X Square Robot provided a new answer through Wall-OSS-0.5. The model was pre-trained on over 20 types of robot forms, millions of trajectory data, and a multimodal corpus of 90 million entries. Without any task-specific fine-tuning, the team directly deployed it on real robots, testing 17 challenging tasks including semantic understanding, rigid/flexible object manipulation, and precise operations.

Key Highlights: A Leap in Pre-training Model Performance

Test data shows that Wall-OSS-0.5 exceeded expectations:

  • Zero-Shot Deployment Capability: Without fine-tuning, a version of the model with 400k pre-training steps achieved scores above 80 out of 100 in four of 17 zero-shot tasks, even scoring 82 in the "tightening the rope" task, a flexible object task never seen during pre-training.

  • Significantly Improved Fine-tuning Upper Limit: In scenarios requiring targeted fine-tuning, Wall-OSS-0.5 demonstrated high learning efficiency. Compared to the industry benchmark π0.5, under the same data budget, Wall-OSS-0.5 led by an average of 17.5 points and showed almost an order-of-magnitude improvement in success rate for precision operation tasks like precise insertion.

  • "Ability Reformation" Rather Than Degradation: Experiments show that after intensive action training, the model's multimodal perception capabilities not only remained intact but also experienced a "reformative" evolution in visual positioning and reasoning abilities.

Four Key Technologies Build a Moat

The outstanding performance of Wall-OSS-0.5 is due to four fundamental technology innovations from the team:

  1. Gradient Bridging: Directly injecting action supervision signals into the pre-training backbone, enabling the model to unify "seeing, speaking, and acting" at the underlying representation level.

  2. Visual Alignment Tokenizer: Ensuring each action token carries clear visual semantics, giving the model true "physical meaning" inference capability.

  3. Action Space Supervision: Focusing the training on the overall structure of the trajectory rather than trivial high-frequency details, significantly improving convergence efficiency.

  4. DMuon Distributed Optimization: Through low-level system optimization, the research team reduced heterogeneous computing costs by 100 times, making this complex training formula practically feasible on large-scale clusters.

A Milestone in Embodied Intelligence

Currently, X Square Robot has fully open-sourced the related model weights, training code, and dataset interfaces of Wall-OSS-0.5.

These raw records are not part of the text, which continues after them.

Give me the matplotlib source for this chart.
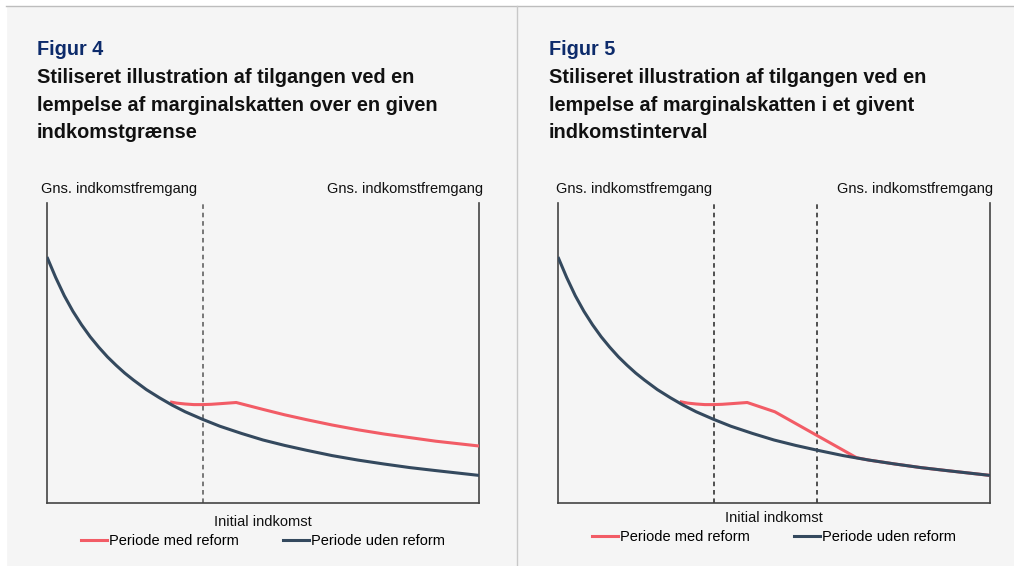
import matplotlib.pyplot as plt
from matplotlib.lines import Line2D

plt.rcParams['font.family'] = ['Liberation Sans', 'DejaVu Sans']

# stylised curves, x and y on a 0-100 scale
x_base = [0, 2, 4, 6, 8, 10, 12, 14, 16, 18, 20, 23, 26, 29, 32, 36, 40, 45,
          50, 55, 60, 66, 72, 78, 84, 90, 95, 100]
y_base = [82, 75.2, 69.1, 63.9, 59.4, 55.4, 51.9, 48.7, 45.9, 43.3, 41.0, 37.8,
          35.1, 32.6, 30.4, 27.9, 25.6, 23.2, 21.0, 19.2, 17.6, 15.8, 14.3, 13.0,
          11.8, 10.8, 10.0, 9.2]

x_ref4 = [28.5, 30, 32, 34, 36, 38, 40, 43.8, 50, 55, 60, 66, 72, 78, 84, 90, 95, 100]
y_ref4 = [33.7, 33.3, 33.0, 32.8, 32.8, 32.9, 33.1, 33.5, 31.2, 29.4, 27.8, 26.0,
          24.4, 23.0, 21.8, 20.6, 19.8, 19.0]

x_ref5 = [28.2, 30, 32, 34, 36, 38, 40, 43.8, 50.2, 69.1, 72, 78, 84, 90, 95, 100]
y_ref5 = [33.8, 33.3, 33.0, 32.8, 32.8, 32.9, 33.1, 33.5, 30.4, 15.1, 14.3, 13.0,
          11.8, 10.8, 10.0, 9.2]

cut4 = [36.1]
cut5 = [36.1, 60]

fig_titles = ['Figur 4', 'Figur 5']
titles = [
    ['Stiliseret illustration af tilgangen ved en',
     'lempelse af marginalskatten over en given',
     'indkomstgrænse'],
    ['Stiliseret illustration af tilgangen ved en',
     'lempelse af marginalskatten i et givent',
     'indkomstinterval'],
]
top_label = 'Gns. indkomstfremgang'
x_label = 'Initial indkomst'
series_names = ['Periode med reform', 'Periode uden reform']

RED = '#f25c66'
BLUE = '#34495e'
NAVY = '#0d2b6b'
BG = '#f5f5f5'

W, H = 1014, 566
fig = plt.figure(figsize=(W / 100, H / 100), dpi=100, facecolor=BG)


def px(x, y):
    return x / W, 1 - y / H


# white margin strips and frame lines
fig.add_artist(plt.Rectangle((0, 0), 6 / W, 1, transform=fig.transFigure,
                             color='white', zorder=0))
fig.add_artist(plt.Rectangle((0, 1 - 5 / H), 1, 5 / H, transform=fig.transFigure,
                             color='white', zorder=0))
fig.add_artist(Line2D([6 / W, 1], [1 - 5.5 / H] * 2, transform=fig.transFigure,
                      color='#bdbdbd', lw=1))
fig.add_artist(Line2D([517 / W] * 2, [0, 1 - 5.5 / H], transform=fig.transFigure,
                      color='#c8c8c8', lw=1))

panels = [
    dict(left=47, tx=37, gl=41, gr=483, xr=x_ref4, yr=y_ref4, cuts=cut4,
         xl_y=525.5, lg_y=541, dash='#555555'),
    dict(left=558, tx=549, gl=556, gr=993, xr=x_ref5, yr=y_ref5, cuts=cut5,
         xl_y=522.5, lg_y=537, dash='#222222'),
]

for i, p in enumerate(panels):
    l, r, t, b = p['left'], p['left'] + 432, 203, 503
    ax = fig.add_axes([l / W, 1 - b / H, (r - l) / W, (b - t) / H])
    ax.set_facecolor(BG)
    ax.set_xlim(0, 100)
    ax.set_ylim(0, 100)
    ax.set_xticks([])
    ax.set_yticks([])
    ax.spines['top'].set_visible(False)
    for s in ['left', 'right', 'bottom']:
        ax.spines[s].set_color('#444444')
        ax.spines[s].set_linewidth(1.2)

    for c in p['cuts']:
        ax.axvline(c, color=p['dash'], lw=1.1, ls=(0, (3, 2.5)))

    ax.plot(p['xr'], p['yr'], color=RED, lw=2.2, solid_joinstyle='round',
            solid_capstyle='butt', zorder=3)
    ax.plot(x_base, y_base, color=BLUE, lw=2.2, solid_joinstyle='round',
            solid_capstyle='butt', zorder=4)

    # headings
    fig.text(*px(p['tx'], 55), fig_titles[i], fontsize=14.3, fontweight='bold',
             color=NAVY, va='baseline')
    for k, line in enumerate(titles[i]):
        fig.text(*px(p['tx'], 83 + k * 27.5), line, fontsize=14.3, fontweight='bold',
                 color='#111111', va='baseline')

    fig.text(*px(p['gl'], 193), top_label, fontsize=10.5, color='#111111', va='baseline')
    fig.text(*px(p['gr'], 193), top_label, fontsize=10.5, color='#111111',
             va='baseline', ha='right')
    fig.text(*px((l + r) / 2, p['xl_y']), x_label, fontsize=10.5, color='#111111',
             va='baseline', ha='center')

    handles = [Line2D([], [], color=RED, lw=2.2), Line2D([], [], color=BLUE, lw=2.2)]
    fig.legend(handles, series_names, loc='center', ncol=2,
               bbox_to_anchor=px((l + r) / 2, p['lg_y']), frameon=False,
               fontsize=10.5, handlelength=1.8, handletextpad=0.15,
               columnspacing=3.0, borderpad=0, borderaxespad=0)

fig.savefig('out.png', dpi=100, facecolor=BG)
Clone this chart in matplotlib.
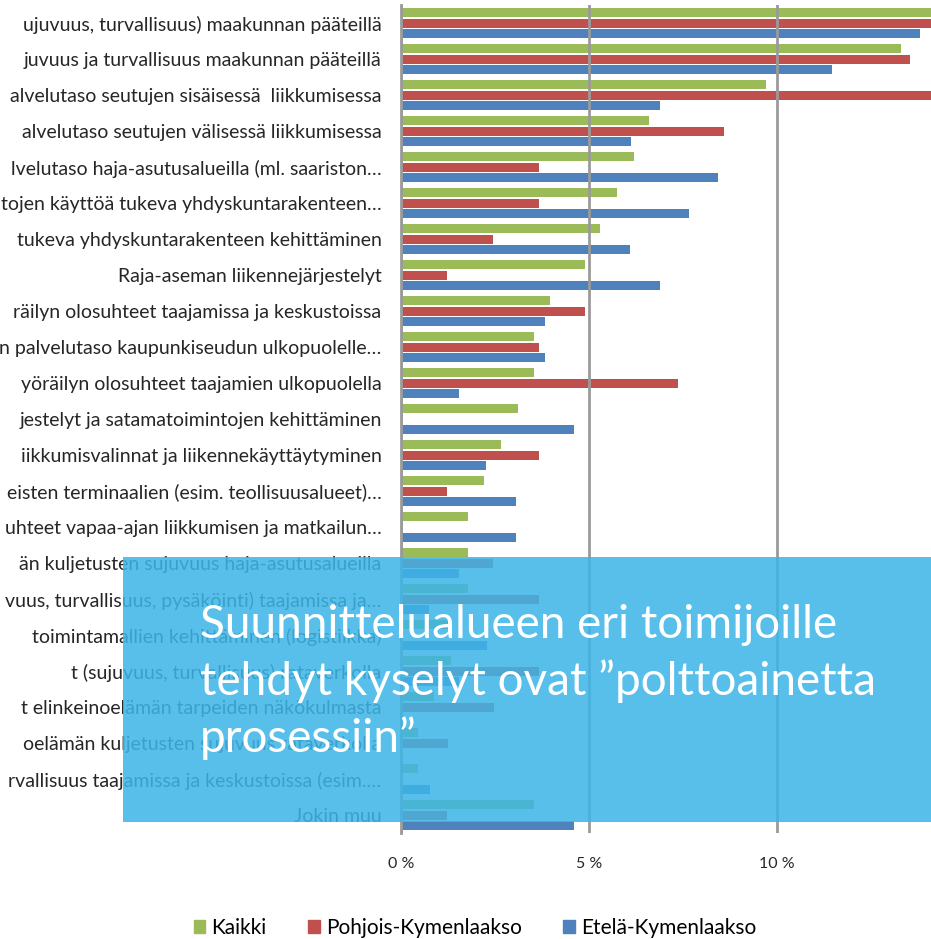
import numpy as np
import matplotlib
matplotlib.use("Agg")
import matplotlib.pyplot as plt
from matplotlib.patches import Rectangle, Patch

# labels as they show in the cropped screenshot (left part cut off)
categories = [
    "ujuvuus, turvallisuus) maakunnan pääteillä",
    "juvuus ja turvallisuus maakunnan pääteillä",
    "alvelutaso seutujen sisäisessä  liikkumisessa",
    "alvelutaso seutujen välisessä liikkumisessa",
    "lvelutaso haja-asutusalueilla (ml. saariston…",
    "tojen käyttöä tukeva yhdyskuntarakenteen…",
    "tukeva yhdyskuntarakenteen kehittäminen",
    "Raja-aseman liikennejärjestelyt",
    "räilyn olosuhteet taajamissa ja keskustoissa",
    "n palvelutaso kaupunkiseudun ulkopuolelle…",
    "yöräilyn olosuhteet taajamien ulkopuolella",
    "jestelyt ja satamatoimintojen kehittäminen",
    "iikkumisvalinnat ja liikennekäyttäytyminen",
    "eisten terminaalien (esim. teollisuusalueet)…",
    "uhteet vapaa-ajan liikkumisen ja matkailun…",
    "än kuljetusten sujuvuus haja-asutusalueilla",
    "vuus, turvallisuus, pysäköinti) taajamissa ja…",
    "toimintamallien kehittäminen (logistiikka)",
    "t (sujuvuus, turvallisuus) rataverkolla",
    "t elinkeinoelämän tarpeiden näkökulmasta",
    "oelämän kuljetusten sujuvuus rataverkolla",
    "rvallisuus taajamissa ja keskustoissa (esim.…",
    "Jokin muu",
]

kaikki = [14.6, 13.3, 9.7, 6.6, 6.2, 5.75, 5.3, 4.9, 3.97, 3.55, 3.55, 3.1,
          2.65, 2.2, 1.77, 1.77, 1.77, 1.3, 1.33, 0.89, 0.46, 0.46, 3.55]
pohjois = [14.6, 13.55, 14.5, 8.6, 3.67, 3.67, 2.45, 1.22, 4.9, 3.67, 7.37, 0.0,
           3.67, 1.22, 0.0, 2.45, 3.67, 0.0, 3.67, 2.47, 1.24, 0.0, 1.22]
etela = [13.8, 11.47, 6.9, 6.11, 8.44, 7.65, 6.1, 6.9, 3.82, 3.82, 1.53, 4.6,
         2.27, 3.06, 3.06, 1.53, 0.75, 2.28, 1.53, 0.0, 0.0, 0.77, 4.59]

series_names = ["Kaikki", "Pohjois-Kymenlaakso", "Etelä-Kymenlaakso"]
colors = ["#9BBB59", "#C0504D", "#4F81BD"]
xticks = [0, 5, 10]
xticklabels = ["0 %", "5 %", "10 %"]

overlay_lines = [
    "Suunnittelualueen eri toimijoille",
    "tehdyt kyselyt ovat \u201dpolttoainetta",
    "prosessiin\u201d",
]

FONT = ["Lato", "DejaVu Sans"]
W, H = 931, 939
fig = plt.figure(figsize=(W / 100, H / 100), dpi=100)
ax = fig.add_axes([401 / W, 1 - 833 / H, 1 - 401 / W, (833 - 5) / H])

y = np.arange(len(categories))
off = 0.29
bh = 0.25
for vals, dy, c in zip([kaikki, pohjois, etela], [-off, 0, off], colors):
    ax.barh(y + dy, vals, height=bh, color=c, zorder=2)

ax.set_ylim(len(categories) - 0.5, -0.5)
ax.set_xlim(0, 14.1)
ax.set_yticks(y)
ax.set_yticklabels(categories, fontsize=14, family=FONT, color="#262626")
ax.set_xticks(xticks)
ax.set_xticklabels(xticklabels, fontsize=11.5, family=FONT, color="#262626")
ax.tick_params(axis="y", length=0, pad=14)
ax.tick_params(axis="x", length=0, pad=17)
ax.xaxis.grid(True, color="#9a9a9a", lw=2, zorder=3)
ax.set_axisbelow(False)
for s in ["top", "right", "bottom"]:
    ax.spines[s].set_visible(False)
ax.spines["left"].set_color("#9a9a9a")
ax.spines["left"].set_linewidth(2)

# legend under the plot
handles = [Patch(color=c, label=n) for c, n in zip(colors, series_names)]
fig.legend(handles=handles, loc="center", bbox_to_anchor=(475 / W, 1 - 928 / H),
           ncol=3, frameon=False, handlelength=0.55, handleheight=0.55,
           handletextpad=0.3, columnspacing=2.0,
           prop={"family": FONT, "size": 15})

# semi-transparent blue box with the slide text
box = Rectangle((123 / W, 1 - 822 / H), (W - 123) / W, (822 - 557) / H,
                transform=fig.transFigure, facecolor="#3DB5E8", alpha=0.86,
                edgecolor="none", zorder=5)
fig.add_artist(box)
for i, line in enumerate(overlay_lines):
    fig.text(200 / W, 1 - (638 + 57 * i) / H, line, color="white", fontsize=33,
             family=FONT, fontweight="normal", va="baseline", zorder=6)

fig.savefig("out.png", dpi=100)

Industry analysts point out that the emergence of Wall-OSS-0.5 is not just a simple model update; it redefines the development paradigm of embodied intelligence, shifting from solely pursuing "single-task success rate" to "general physical intuition transfer." For researchers and developers, this marks the beginning of a new phase for embodied intelligence foundation models—characterized by "reproducibility, verifiability, and challengeability"—which will greatly accelerate the deployment of general-purpose robots in complex real environments.